## [Task brief]
Up to and including the line with "const maleNic = [2460, 2650, 955, 1535, 1860, 1690];", write out the listing from its first line, minus the pictures.

* BEGIN *

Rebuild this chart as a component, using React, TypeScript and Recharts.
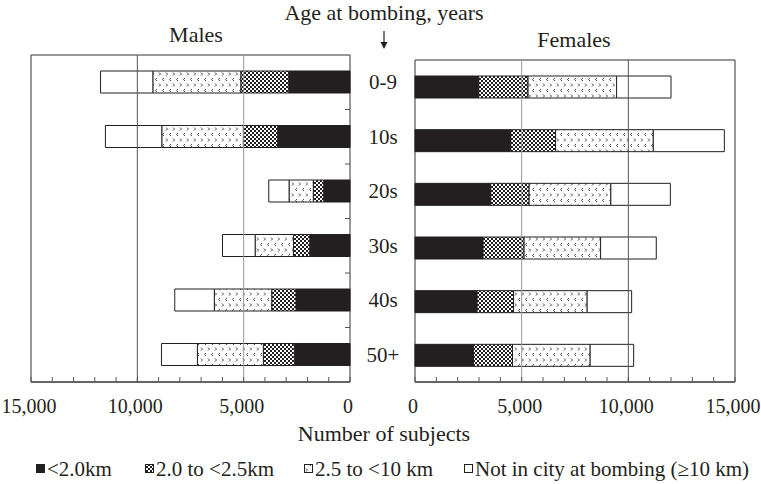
import { BarChart, Bar, XAxis, YAxis, ReferenceLine, ReferenceArea } from 'recharts';

// age at bombing groups (top to bottom)
const ageGroups = ['0-9', '10s', '20s', '30s', '40s', '50+'];

// males, by distance from hypocenter
const maleLt20 = [2880, 3400, 1235, 1890, 2540, 2600];
const male20to25 = [2255, 1615, 490, 770, 1140, 1475];
const male25to10 = [4135, 3835, 1140, 1800, 2700, 3100];
const maleNic = [2460, 2650, 955, 1535, 1860, 1690];

// females
const femaleLt20 = [2990, 4490, 3550, 3190, 2910, 2740];
const female20to25 = [2310, 2100, 1800, 1925, 1710, 1830];
const female25to10 = [4150, 4580, 3830, 3585, 3450, 3640];
const femaleNic = [2550, 3330, 2790, 2610, 2085, 2040];

const xTicks = [0, 1000, 2000, 3000, 4000, 5000, 6000, 7000, 8000, 9000, 10000, 11000, 12000, 13000, 14000, 15000];

const legendItems = [
  { label: '<2.0km', fill: '#231f20' },
  { label: '2.0 to <2.5km', fill: 'url(#hatch)' },
  { label: '2.5 to <10 km', fill: 'url(#chevron)' },
  { label: 'Not in city at bombing (\u226510 km)', fill: '#fff' },
];

const maleData = ageGroups.map((age, i) => ({
  age, lt20: maleLt20[i], d2025: male20to25[i], d2510: male25to10[i], nic: maleNic[i],
}));
const femaleData = ageGroups.map((age, i) => ({
  age, lt20: femaleLt20[i], d2025: female20to25[i], d2510: female25to10[i], nic: femaleNic[i],
}));

const ink = '#231f20';
const FONT = '"Liberation Serif", "Times New Roman", Times, serif';

// left chart layout
const M_H = 440;
const M_MARGIN = { top: 55, right: 0, bottom: 18, left: 31 };
const X_AXIS_H = 40;
const M_PLOT_H = M_H - M_MARGIN.top - M_MARGIN.bottom - X_AXIS_H;

const XTick = ({ x, y, payload }: any) => (
  <g>
    <line x1={x} y1={y} x2={x} y2={y - 5} stroke="#555" />
    {payload.value % 5000 === 0 && (
      <text x={x - 2} y={y + 31} textAnchor="middle" fontSize={20} fontFamily={FONT} fill={ink}>
        {payload.value.toLocaleString('en-US')}
      </text>
    )}
  </g>
);

// age label in the gap, plus a short inward tick on the band's upper edge
const AgeTick = ({ x, y, payload }: any) => {
  const idx = ageGroups.indexOf(payload.value);
  const band = M_PLOT_H / ageGroups.length;
  const edge = y - band / 2;
  return (
    <g>
      {idx > 0 && <line x1={x - 5} y1={edge} x2={x} y2={edge} stroke="#555" />}
      <text x={x + 33} y={y + 7} textAnchor="middle" fontSize={21} fontFamily={FONT} fill={ink}>
        {payload.value}
      </text>
    </g>
  );
};

const bars = [
  <Bar key="a" dataKey="lt20" stackId="s" fill={ink} stroke={ink} barSize={22} isAnimationActive={false} />,
  <Bar key="b" dataKey="d2025" stackId="s" fill="url(#hatch)" stroke={ink} barSize={22} isAnimationActive={false} />,
  <Bar key="c" dataKey="d2510" stackId="s" fill="url(#chevron)" stroke={ink} barSize={22} isAnimationActive={false} />,
  <Bar key="d" dataKey="nic" stackId="s" fill="#fff" stroke={ink} barSize={22} isAnimationActive={false} />,
];

const App = () => {
  return (
    <div style={{ position: 'absolute', left: 0, top: 0, width: 761, height: 484, background: '#fff', fontFamily: FONT }}>
      <svg width={0} height={0} style={{ position: 'absolute' }}>
        <defs>
          <pattern id="hatch" width={4} height={4} patternUnits="userSpaceOnUse">
            <rect width={4} height={4} fill="#fff" />
            <rect x={0} y={0} width={2} height={2} fill={ink} />
            <rect x={2} y={2} width={2} height={2} fill={ink} />
          </pattern>
          <pattern id="chevron" width={7} height={11} patternUnits="userSpaceOnUse">
            <rect width={7} height={11} fill="#fff" />
            <polyline points="3,1 1.5,2.5 3,4" fill="none" stroke="#333" strokeWidth={0.9} />
            <polyline points="5,6.5 6.5,8 5,9.5" fill="none" stroke="#333" strokeWidth={0.9} />
          </pattern>
        </defs>
      </svg>

      <div style={{ position: 'absolute', left: 0, top: 0 }}>
        <BarChart width={415} height={M_H} data={maleData} layout="vertical" margin={M_MARGIN}>
          <XAxis
            type="number"
            domain={[0, 15000]}
            ticks={xTicks}
            reversed
            interval={0}
            height={X_AXIS_H}
            tickLine={false}
            tickSize={0}
            tickMargin={0}
            axisLine={{ stroke: '#333' }}
            tick={<XTick />}
          />
          <YAxis
            type="category"
            dataKey="age"
            orientation="right"
            width={65}
            interval={0}
            axisLine={false}
            tickLine={false}
            tickSize={0}
            tickMargin={0}
            tick={<AgeTick />}
          />
          <ReferenceLine x={5000} stroke="#9a9a9a" />
          <ReferenceLine x={10000} stroke="#555" />
          <ReferenceArea x1={0} x2={15000} fill="none" stroke="#333" />
          {bars}
        </BarChart>
      </div>

      <div style={{ position: 'absolute', left: 405, top: 0 }}>
        <BarChart
          width={356}
          height={440}
          data={femaleData}
          layout="vertical"
          margin={{ top: 60, right: 26, bottom: 18, left: 10 }}
        >
          <XAxis
            type="number"
            domain={[0, 15000]}
            ticks={xTicks}
            interval={0}
            height={X_AXIS_H}
            tickLine={false}
            tickSize={0}
            tickMargin={0}
            axisLine={{ stroke: '#333' }}
            tick={<XTick />}
          />
          <YAxis type="category" dataKey="age" hide />
          <ReferenceLine x={5000} stroke="#9a9a9a" />
          <ReferenceLine x={10000} stroke="#555" />
          <ReferenceArea x1={0} x2={15000} fill="none" stroke="#333" />
          {bars}
        </BarChart>
      </div>

      <svg width={761} height={484} fontFamily={FONT} style={{ position: 'absolute', left: 0, top: 0, pointerEvents: 'none' }}>
        <text x={384} y={20} textAnchor="middle" fontSize={22} fill={ink}>Age at bombing, years</text>
        <text x={196} y={42} textAnchor="middle" fontSize={22} fill={ink}>Males</text>
        <text x={574} y={47} textAnchor="middle" fontSize={22} fill={ink}>Females</text>
        <line x1={384} y1={31} x2={384} y2={44} stroke={ink} strokeWidth={1.2} />
        <polygon points="380.5,42 387.5,42 384,49" fill={ink} />
        <text x={384} y={441} textAnchor="middle" fontSize={22} fill={ink}>Number of subjects</text>
        {legendItems.map((item, i) => {
          const xs = [36, 145, 304, 464];
          return (
            <g key={item.label}>
              <rect x={xs[i] + 0.5} y={464.5} width={8} height={8} fill={item.fill} stroke={ink} />
              <text x={xs[i] + 11} y={476} fontSize={21} fill={ink}>{item.label}</text>
            </g>
          );
        })}
      </svg>
    </div>
  );
};

export default App;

* END *

## [Output of the task]
Rebuild this chart as a component, using React, TypeScript and Recharts.
import { BarChart, Bar, XAxis, YAxis, ReferenceLine, ReferenceArea } from 'recharts';

// age at bombing groups (top to bottom)
const ageGroups = ['0-9', '10s', '20s', '30s', '40s', '50+'];

// males, by distance from hypocenter
const maleLt20 = [2880, 3400, 1235, 1890, 2540, 2600];
const male20to25 = [2255, 1615, 490, 770, 1140, 1475];
const male25to10 = [4135, 3835, 1140, 1800, 2700, 3100];
const maleNic = [2460, 2650, 955, 1535, 1860, 1690];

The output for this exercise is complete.